Lost Building of the Week

The Jayne Building

242-244 Chestnut St.

    Alright motherfuckers, it’s time to get serious. We’re going to talk about the Jayne Building. It may not look like much today but in 1850 constructing a 10 storey office building was like building two Burj Khalifas on top of each other just to drain the lizard off the roof. Up to this point, the tallest office building in the goddamn WORLD was five storeys. If 10 stories doesn’t seem tall to you, go walk up 10 flights of stairs without feeling like a dead dog’s dick.

    That’s right… when the Jayne Building was built, it had no elevators-- just a mechanical hoist that could move equipment up and down. Lazy-ass employees were known to ride the hoist up, which must have been pretty scary. Imagine standing on a wood palette held by chains up a pitch-black shaft for 10 floors. You have to realize though, in 1850 the Jayne Building was one of the most prestigious buildings in the world. You would have made out with a dead rat’s ass for a chance to fall off that hoist to your excruciatingly painful death.

    The best part of the building was a wooden tower that served as America’s first public observation deck. Old-timey people put on their smelly pit-stained Sunday best and climb the stairs all the way up to the dizzying height of 130 feet. From there, they could observe the sea of brick over shit-strewn streets under the permanently grey sky that was the city of Philadelphia at the time. It must of put a tooth decay ridden smile on their curly-mustached faces to know that the smelly, dirty, riot-happy, virtually lawless Philadelphia of that age would have more superiority in America than it would have before or since. The tower was lost in a fire in 1872, and it was national fucking news at the time. It was like the spire of the Empire State Building falling off. You would hear about it.
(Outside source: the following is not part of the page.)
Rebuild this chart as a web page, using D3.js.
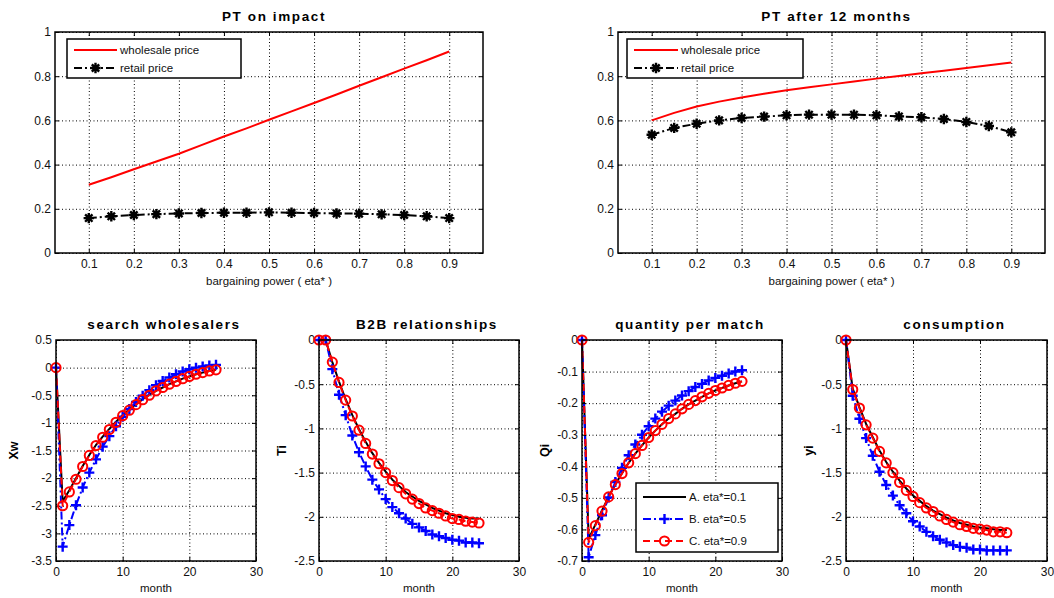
<!DOCTYPE html>
<html>
<head>
<meta charset="utf-8">
<script src="https://cdn.jsdelivr.net/npm/d3@7"></script>
<style>
  body { margin: 0; background: #fff; }
  svg { font-family: "Liberation Sans", Arial, sans-serif; }
</style>
</head>
<body>
<svg id="chart" width="1054" height="598"></svg>
<script>
// bargaining power grid (eta*)
const eta = [0.1, 0.15, 0.2, 0.25, 0.3, 0.35, 0.4, 0.45, 0.5, 0.55, 0.6, 0.65, 0.7, 0.75, 0.8, 0.85, 0.9]
const etaTicks = [0.1, 0.2, 0.3, 0.4, 0.5, 0.6, 0.7, 0.8, 0.9]
const ptTicks = [0, 0.2, 0.4, 0.6, 0.8, 1]

// PT on impact
const impactWholesale = [0.309, 0.343, 0.379, 0.414, 0.449, 0.488, 0.527, 0.564, 0.603, 0.641, 0.679, 0.717, 0.757, 0.795, 0.834, 0.872, 0.912]
const impactRetail = [0.158, 0.166, 0.172, 0.176, 0.179, 0.181, 0.182, 0.182, 0.184, 0.182, 0.181, 0.179, 0.178, 0.175, 0.172, 0.166, 0.158]

// PT after 12 months
const after12Wholesale = [0.600, 0.634, 0.663, 0.685, 0.704, 0.721, 0.736, 0.750, 0.763, 0.776, 0.789, 0.801, 0.813, 0.825, 0.837, 0.850, 0.862]
const after12Retail = [0.535, 0.566, 0.585, 0.600, 0.611, 0.617, 0.623, 0.626, 0.626, 0.626, 0.623, 0.618, 0.614, 0.606, 0.593, 0.575, 0.546]

// impulse responses, months 0..24
const months = [0, 1, 2, 3, 4, 5, 6, 7, 8, 9, 10, 11, 12, 13, 14, 15, 16, 17, 18, 19, 20, 21, 22, 23, 24]
const monthTicks = [0, 10, 20, 30]

// search wholesalers (Xw)
const xwA = [0, -2.42, -2.22, -2.00, -1.78, -1.58, -1.40, -1.25, -1.11, -0.98, -0.86, -0.76, -0.66, -0.57, -0.49, -0.42, -0.36, -0.30, -0.25, -0.20, -0.16, -0.12, -0.09, -0.06, -0.04]
const xwB = [0, -3.24, -2.85, -2.49, -2.17, -1.90, -1.66, -1.43, -1.24, -1.06, -0.89, -0.75, -0.62, -0.51, -0.41, -0.32, -0.24, -0.18, -0.12, -0.07, -0.03, 0.0, 0.02, 0.04, 0.05]
const xwC = [0, -2.50, -2.25, -2.02, -1.79, -1.59, -1.41, -1.26, -1.12, -0.99, -0.87, -0.77, -0.67, -0.58, -0.50, -0.42, -0.36, -0.30, -0.25, -0.20, -0.16, -0.12, -0.09, -0.06, -0.04]

// B2B relationships (Ti)
const tiA = [0, 0, -0.25, -0.47, -0.67, -0.85, -1.01, -1.15, -1.28, -1.39, -1.49, -1.58, -1.65, -1.72, -1.77, -1.82, -1.86, -1.90, -1.93, -1.96, -1.98, -2.00, -2.01, -2.02, -2.02]
const tiB = [0, 0, -0.33, -0.62, -0.85, -1.08, -1.27, -1.43, -1.58, -1.69, -1.80, -1.89, -1.96, -2.02, -2.08, -2.12, -2.16, -2.20, -2.22, -2.24, -2.26, -2.27, -2.29, -2.29, -2.30]
const tiC = [0, 0, -0.25, -0.48, -0.68, -0.86, -1.02, -1.17, -1.29, -1.40, -1.50, -1.59, -1.67, -1.74, -1.80, -1.85, -1.90, -1.93, -1.96, -1.99, -2.02, -2.03, -2.05, -2.06, -2.07]

// quantity per match (Qi)
const qiA = [0, -0.63, -0.585, -0.540, -0.496, -0.457, -0.422, -0.389, -0.360, -0.334, -0.309, -0.287, -0.267, -0.249, -0.234, -0.218, -0.204, -0.192, -0.180, -0.169, -0.160, -0.152, -0.144, -0.137, -0.131]
const qiB = [0, -0.688, -0.618, -0.555, -0.499, -0.450, -0.405, -0.365, -0.331, -0.300, -0.273, -0.249, -0.227, -0.208, -0.192, -0.176, -0.162, -0.149, -0.139, -0.128, -0.120, -0.113, -0.106, -0.100, -0.096]
const qiC = [0, -0.641, -0.588, -0.542, -0.497, -0.458, -0.423, -0.389, -0.360, -0.334, -0.309, -0.287, -0.267, -0.249, -0.234, -0.218, -0.204, -0.192, -0.180, -0.169, -0.160, -0.152, -0.144, -0.137, -0.131]

// consumption (yi)
const yiA = [0, -0.55, -0.76, -0.95, -1.10, -1.25, -1.38, -1.49, -1.59, -1.68, -1.76, -1.82, -1.88, -1.93, -1.97, -2.01, -2.04, -2.07, -2.09, -2.11, -2.12, -2.13, -2.14, -2.15, -2.15]
const yiB = [0, -0.63, -0.89, -1.11, -1.31, -1.49, -1.64, -1.76, -1.87, -1.96, -2.05, -2.11, -2.17, -2.22, -2.26, -2.29, -2.32, -2.34, -2.35, -2.37, -2.37, -2.38, -2.38, -2.38, -2.38]
const yiC = [0, -0.56, -0.77, -0.96, -1.11, -1.26, -1.39, -1.50, -1.61, -1.70, -1.77, -1.84, -1.90, -1.94, -1.99, -2.03, -2.06, -2.09, -2.11, -2.13, -2.14, -2.15, -2.17, -2.17, -2.18]

const svg = d3.select("#chart")
const fmt = (d) => String(+d.toFixed(2))

// series styles
const wholesaleStyle = { color: "#ff0000", width: 2, dash: null, marker: null, label: "wholesale price" }
const retailStyle = { color: "#000", width: 2, dash: "8,3,2,3", marker: "star", label: "retail price" }
const styleA = { color: "#000", width: 2, dash: null, marker: null, label: "A. eta*=0.1" }
const styleB = { color: "#0000ff", width: 2, dash: "8,3,2,3", marker: "plus", label: "B. eta*=0.5" }
const styleC = { color: "#ff0000", width: 2, dash: "7,4", marker: "circle", label: "C. eta*=0.9" }

function drawMarker(g, kind, color, cx, cy) {
  if (kind === "star") {
    const r = 5.2
    const p = d3.path()
    for (let k = 0; k < 4; k++) {
      const a = (k * Math.PI) / 4
      p.moveTo(cx - r * Math.cos(a), cy - r * Math.sin(a))
      p.lineTo(cx + r * Math.cos(a), cy + r * Math.sin(a))
    }
    g.append("path").attr("d", p.toString()).attr("stroke", color).attr("stroke-width", 2.4).attr("fill", "none")
  } else if (kind === "plus") {
    const r = 5
    g.append("path")
      .attr("d", `M${cx - r},${cy}H${cx + r}M${cx},${cy - r}V${cy + r}`)
      .attr("stroke", color).attr("stroke-width", 2.4).attr("fill", "none")
  } else if (kind === "circle") {
    g.append("circle").attr("cx", cx).attr("cy", cy).attr("r", 4.6)
      .attr("stroke", color).attr("stroke-width", 2).attr("fill", "none")
  }
}

function panel(opts) {
  const { box, xDomain, yDomain, xTicks, yTicks, title, titleDx, xLabel, yLabel, series } = opts
  const w = box.x1 - box.x0
  const h = box.y1 - box.y0
  const g = svg.append("g").attr("transform", `translate(${box.x0},${box.y0})`)

  const x = d3.scaleLinear().domain(xDomain).range([0, w])
  const y = d3.scaleLinear().domain(yDomain).range([h, 0])

  // dotted grid
  const gx = g.append("g").attr("transform", `translate(0,${h})`)
    .call(d3.axisBottom(x).tickValues(xTicks).tickSize(-h).tickFormat(""))
  const gy = g.append("g")
    .call(d3.axisLeft(y).tickValues(yTicks).tickSize(-w).tickFormat(""))
  for (const ga of [gx, gy]) {
    ga.select(".domain").remove()
    ga.selectAll("line").attr("stroke", "#000").attr("stroke-dasharray", "1,2.5").attr("stroke-width", 1)
  }

  // inner tick marks and labels
  const axes = [
    g.append("g").attr("transform", `translate(0,${h})`)
      .call(d3.axisBottom(x).tickValues(xTicks).tickSize(-4).tickSizeOuter(0).tickPadding(6).tickFormat(fmt)),
    g.append("g")
      .call(d3.axisLeft(y).tickValues(yTicks).tickSize(-4).tickSizeOuter(0).tickPadding(4).tickFormat(fmt)),
    g.append("g")
      .call(d3.axisTop(x).tickValues(xTicks).tickSize(-4).tickSizeOuter(0).tickFormat("")),
    g.append("g").attr("transform", `translate(${w},0)`)
      .call(d3.axisRight(y).tickValues(yTicks).tickSize(-4).tickSizeOuter(0).tickFormat(""))
  ]
  for (const a of axes) {
    a.select(".domain").remove()
    a.selectAll("line").attr("stroke", "#000")
    a.selectAll("text").attr("fill", "#111").style("font-size", "12px")
      .style("font-family", "'Liberation Sans', Arial, sans-serif")
  }
  axes[0].selectAll("text").attr("dy", "0.71em")

  // lines and markers
  const plot = g.append("g")
  series.forEach((s) => {
    const pts = s.xs.map((v, i) => [v, s.ys[i]])
    plot.append("path")
      .datum(pts)
      .attr("fill", "none")
      .attr("stroke", s.style.color)
      .attr("stroke-width", s.style.width)
      .attr("stroke-dasharray", s.style.dash)
      .attr("stroke-linejoin", "round")
      .attr("d", d3.line().x((d) => x(d[0])).y((d) => y(d[1])))
    if (s.style.marker) {
      pts.forEach((d) => drawMarker(plot, s.style.marker, s.style.color, x(d[0]), y(d[1])))
    }
  })

  // frame
  g.append("rect").attr("width", w).attr("height", h)
    .attr("fill", "none").attr("stroke", "#000").attr("stroke-width", 1.5)

  // title and labels
  g.append("text").attr("x", w / 2 + (titleDx || 0)).attr("y", -11)
    .attr("text-anchor", "middle").style("font-size", "13.5px").style("font-weight", "bold")
    .style("letter-spacing", "1.6px").text(title)
  g.append("text").attr("x", w / 2).attr("y", h + opts.xLabelDy)
    .attr("text-anchor", "middle").style("font-size", "11.5px").attr("fill", "#111").text(xLabel)
  if (yLabel) {
    g.append("text")
      .attr("transform", `translate(${opts.yLabelX},${h / 2}) rotate(-90)`)
      .attr("text-anchor", "middle").style("font-size", "12.5px").style("font-weight", "bold")
      .text(yLabel)
  }

  // legend
  if (opts.legend) {
    const L = opts.legend
    const lg = svg.append("g")
    lg.append("rect").attr("x", L.x0).attr("y", L.y0).attr("width", L.x1 - L.x0).attr("height", L.y1 - L.y0)
      .attr("fill", "#fff").attr("stroke", "#000").attr("stroke-width", 1.5)
    L.items.forEach((st, i) => {
      const yy = L.rowY[i]
      lg.append("line").attr("x1", L.lineX0).attr("x2", L.lineX1).attr("y1", yy).attr("y2", yy)
        .attr("stroke", st.color).attr("stroke-width", st.width).attr("stroke-dasharray", st.dash)
      if (st.marker) drawMarker(lg, st.marker, st.color, (L.lineX0 + L.lineX1) / 2, yy)
      lg.append("text").attr("x", L.lineX1 + 3).attr("y", yy + 4)
        .style("font-size", "11.5px").attr("fill", "#111").text(st.label)
    })
  }
}

const etaDomain = [0.025, 0.975]

panel({
  box: { x0: 55, x1: 483, y0: 32, y1: 253 },
  xDomain: etaDomain, yDomain: [0, 1], xTicks: etaTicks, yTicks: ptTicks,
  title: "PT on impact", titleDx: 5, xLabel: "bargaining power ( eta* )", xLabelDy: 32,
  series: [
    { xs: eta, ys: impactWholesale, style: wholesaleStyle },
    { xs: eta, ys: impactRetail, style: retailStyle }
  ],
  legend: { x0: 67, x1: 241, y0: 39, y1: 78, lineX0: 74, lineX1: 117, rowY: [50, 68], items: [wholesaleStyle, retailStyle] }
})

panel({
  box: { x0: 618, x1: 1045, y0: 32, y1: 253 },
  xDomain: etaDomain, yDomain: [0, 1], xTicks: etaTicks, yTicks: ptTicks,
  title: "PT after 12 months", titleDx: 5, xLabel: "bargaining power ( eta* )", xLabelDy: 32,
  series: [
    { xs: eta, ys: after12Wholesale, style: wholesaleStyle },
    { xs: eta, ys: after12Retail, style: retailStyle }
  ],
  legend: { x0: 627, x1: 803, y0: 39, y1: 78, lineX0: 634, lineX1: 678, rowY: [50, 68], items: [wholesaleStyle, retailStyle] }
})

const bottomPanels = [
  { x0: 56, x1: 256, title: "search wholesalers", yLabel: "Xw", yDomain: [-3.5, 0.5], yTicks: [0.5, 0, -0.5, -1, -1.5, -2, -2.5, -3, -3.5], a: xwA, b: xwB, c: xwC },
  { x0: 319, x1: 519, title: "B2B relationships", yLabel: "Ti", yDomain: [-2.5, 0], yTicks: [0, -0.5, -1, -1.5, -2, -2.5], a: tiA, b: tiB, c: tiC },
  { x0: 582, x1: 782, title: "quantity per match", yLabel: "Qi", yDomain: [-0.7, 0], yTicks: [0, -0.1, -0.2, -0.3, -0.4, -0.5, -0.6, -0.7], a: qiA, b: qiB, c: qiC },
  { x0: 846, x1: 1047, title: "consumption", yLabel: "yi", yDomain: [-2.5, 0], yTicks: [0, -0.5, -1, -1.5, -2, -2.5], a: yiA, b: yiB, c: yiC }
]

bottomPanels.forEach((p, i) => {
  panel({
    box: { x0: p.x0, x1: p.x1, y0: 340, y1: 561 },
    xDomain: [0, 30], yDomain: p.yDomain, xTicks: monthTicks, yTicks: p.yTicks,
    title: p.title, titleDx: 8, xLabel: "month", xLabelDy: 31, yLabel: p.yLabel,
    yLabelX: i === 0 ? -38 : -33,
    series: [
      { xs: months, ys: p.a, style: styleA },
      { xs: months, ys: p.b, style: styleB },
      { xs: months, ys: p.c, style: styleC }
    ],
    legend: i === 2
      ? { x0: 636, x1: 778, y0: 483, y1: 552, lineX0: 643, lineX1: 686, rowY: [497, 519, 541], items: [styleA, styleB, styleC] }
      : null
  })
})
</script>
</body>
</html>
    The rest of the Jayne Building stood for 108 years until it was kicked down by a toddler in 1958 for the great disaster known as Independence National Historical Grass Lot Collection or whatever the fuck its called. I can understand that the 200 block of chestnut was a huge shithole at the time… I once met an old man that told me a story about getting high with squatters in the vicinity of the Jayne building in the late 40’s… but considering the way the Preservation Alliance and the Historical Commission bitch and moan about a 7 year old building getting a façade restoration, you would think SOMEONE would have known the history of the Jayne building and stood in the way before it was pushed over by a pissing bum. Cocks.